Leonard, who I've known for many a year, is a valuable and wholly benevolent asset to the film community. He cares deeply about movies and about doing his job right…and I hate to think how much history we would not know if not for his efforts. I can't think of anyone I know more deserving of having a day designated in his honor. Even if he did insist that even though it was Leonard Maltin Day, he still couldn't fix a parking ticket.
It took a long time to get back to my place after the ceremony. First, we stopped at this wonderful place for lunch. Then we encountered oodles of traffic, especially in my neighborhood, because it was Armenian Genocide Remembrance Day with massive demonstrations. It was so bad in my area that I called the office of my City Councilman — who by the way did not show up for the proclamation of Leonard Maltin Day. I complained about that while I complained about the way the police were blocking off what seemed to me like the wrong streets and detouring traffic down other wrong streets. (The situation was not helped because other streets near me were blocked off because James Corden was shooting a Carpool Karaoke segment nearby.)

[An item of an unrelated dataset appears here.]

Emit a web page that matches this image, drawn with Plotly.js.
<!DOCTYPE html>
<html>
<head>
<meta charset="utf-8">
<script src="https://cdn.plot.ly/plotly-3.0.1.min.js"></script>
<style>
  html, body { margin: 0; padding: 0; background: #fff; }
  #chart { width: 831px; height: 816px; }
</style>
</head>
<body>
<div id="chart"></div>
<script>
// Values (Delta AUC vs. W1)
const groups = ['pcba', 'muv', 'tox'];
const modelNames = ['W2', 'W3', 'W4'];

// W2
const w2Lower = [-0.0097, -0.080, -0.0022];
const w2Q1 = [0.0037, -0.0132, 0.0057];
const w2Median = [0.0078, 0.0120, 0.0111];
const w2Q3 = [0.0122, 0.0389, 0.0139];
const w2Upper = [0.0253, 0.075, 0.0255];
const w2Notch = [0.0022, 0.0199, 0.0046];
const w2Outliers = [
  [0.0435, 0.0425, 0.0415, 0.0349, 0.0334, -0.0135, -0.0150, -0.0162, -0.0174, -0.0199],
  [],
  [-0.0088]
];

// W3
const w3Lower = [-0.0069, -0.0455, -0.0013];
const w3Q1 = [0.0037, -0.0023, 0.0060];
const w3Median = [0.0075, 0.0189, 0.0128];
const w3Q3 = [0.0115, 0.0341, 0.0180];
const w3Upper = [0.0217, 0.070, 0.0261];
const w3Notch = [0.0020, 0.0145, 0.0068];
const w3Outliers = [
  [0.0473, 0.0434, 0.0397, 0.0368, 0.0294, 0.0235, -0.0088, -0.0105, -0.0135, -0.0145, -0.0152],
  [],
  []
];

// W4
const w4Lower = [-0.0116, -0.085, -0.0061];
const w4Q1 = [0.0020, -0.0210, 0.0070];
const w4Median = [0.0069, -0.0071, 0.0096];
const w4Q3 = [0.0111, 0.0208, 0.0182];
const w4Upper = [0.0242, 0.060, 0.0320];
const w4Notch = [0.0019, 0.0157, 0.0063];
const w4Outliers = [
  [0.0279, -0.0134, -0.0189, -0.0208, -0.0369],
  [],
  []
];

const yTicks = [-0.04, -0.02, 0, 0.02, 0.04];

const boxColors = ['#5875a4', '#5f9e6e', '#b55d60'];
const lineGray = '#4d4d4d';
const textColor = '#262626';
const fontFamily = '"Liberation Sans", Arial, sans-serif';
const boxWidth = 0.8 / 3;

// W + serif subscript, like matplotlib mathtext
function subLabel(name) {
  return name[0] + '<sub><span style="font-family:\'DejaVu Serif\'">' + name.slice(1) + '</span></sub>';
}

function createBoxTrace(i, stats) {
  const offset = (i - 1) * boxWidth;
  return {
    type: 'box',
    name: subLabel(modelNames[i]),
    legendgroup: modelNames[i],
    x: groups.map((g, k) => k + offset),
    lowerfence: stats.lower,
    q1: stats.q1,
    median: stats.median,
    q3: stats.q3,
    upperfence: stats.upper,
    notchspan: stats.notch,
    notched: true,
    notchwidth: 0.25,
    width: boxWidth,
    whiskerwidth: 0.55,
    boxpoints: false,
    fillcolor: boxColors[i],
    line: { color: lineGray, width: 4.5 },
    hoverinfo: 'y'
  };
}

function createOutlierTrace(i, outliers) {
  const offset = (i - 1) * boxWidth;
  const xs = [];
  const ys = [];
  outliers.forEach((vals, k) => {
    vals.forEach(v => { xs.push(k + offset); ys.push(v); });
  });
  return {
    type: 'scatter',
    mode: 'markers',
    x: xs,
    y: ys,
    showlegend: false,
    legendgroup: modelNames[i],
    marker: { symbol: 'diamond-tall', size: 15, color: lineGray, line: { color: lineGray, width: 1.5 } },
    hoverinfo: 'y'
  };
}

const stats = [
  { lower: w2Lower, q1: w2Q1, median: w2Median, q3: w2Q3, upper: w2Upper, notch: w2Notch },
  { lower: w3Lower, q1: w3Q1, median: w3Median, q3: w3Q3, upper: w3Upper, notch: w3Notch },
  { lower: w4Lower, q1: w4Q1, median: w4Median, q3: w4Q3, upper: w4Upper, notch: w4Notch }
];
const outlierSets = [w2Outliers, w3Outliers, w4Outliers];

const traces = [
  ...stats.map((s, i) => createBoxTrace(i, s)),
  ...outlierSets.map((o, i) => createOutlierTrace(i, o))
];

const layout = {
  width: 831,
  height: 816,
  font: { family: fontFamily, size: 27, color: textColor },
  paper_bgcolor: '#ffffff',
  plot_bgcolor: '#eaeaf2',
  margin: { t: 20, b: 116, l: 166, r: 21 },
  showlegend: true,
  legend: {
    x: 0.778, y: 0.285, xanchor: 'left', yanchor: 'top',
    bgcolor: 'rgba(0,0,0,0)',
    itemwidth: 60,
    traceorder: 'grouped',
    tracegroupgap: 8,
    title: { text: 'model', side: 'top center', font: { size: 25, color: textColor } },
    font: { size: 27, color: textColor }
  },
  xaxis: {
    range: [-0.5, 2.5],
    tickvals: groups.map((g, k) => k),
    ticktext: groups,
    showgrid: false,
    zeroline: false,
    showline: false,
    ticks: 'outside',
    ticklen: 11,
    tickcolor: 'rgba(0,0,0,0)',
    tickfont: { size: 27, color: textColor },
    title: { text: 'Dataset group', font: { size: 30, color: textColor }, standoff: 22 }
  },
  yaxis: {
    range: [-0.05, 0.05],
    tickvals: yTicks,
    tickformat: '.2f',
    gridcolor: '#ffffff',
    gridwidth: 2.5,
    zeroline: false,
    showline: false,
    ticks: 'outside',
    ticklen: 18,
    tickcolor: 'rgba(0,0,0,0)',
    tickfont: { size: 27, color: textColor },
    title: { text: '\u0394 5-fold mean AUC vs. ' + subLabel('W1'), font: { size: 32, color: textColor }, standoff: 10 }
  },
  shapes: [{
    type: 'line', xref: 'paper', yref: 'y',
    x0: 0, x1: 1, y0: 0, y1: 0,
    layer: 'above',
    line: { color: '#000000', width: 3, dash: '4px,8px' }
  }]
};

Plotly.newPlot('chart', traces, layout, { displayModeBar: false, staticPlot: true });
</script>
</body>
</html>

Complaining on the phone was frustrating because most of the folks I spoke to — I kept getting referred from office to office — could not grasp the fact that I was not complaining about the marchers. Almost everyone I spoke to was telling me, "This is a First Amendment matter, sir. We can't prevent people from marching in protest" and I had to tell person after person, "I'm not calling to complain about the marchers. From what I know of the history, I think I support their cause. I'm calling to complain about how the police are handling the increased traffic. I think they're making it worse out there, not better."
And every time I did make someone understand what I was griping about, they'd say "I need to transfer you to another department" and then the person in that department would tell me, "This is a First Amendment matter, sir. We can't prevent people from marching in protest." Eventually, the traffic began to dissipate along with my patience and I gave up. Later, one of those folks called me back and said, "We're still looking into it, sir, but it looks like someone got confused and closed off the streets on one list that were supposed to be open and left open all the streets on that list that were supposed to be closed." Yeah, that might do it.
So I guess that brings us up to date. Blogging here will resume at its normal pace as soon as the rest of my life does. Oh, yeah — and I still have to unpack.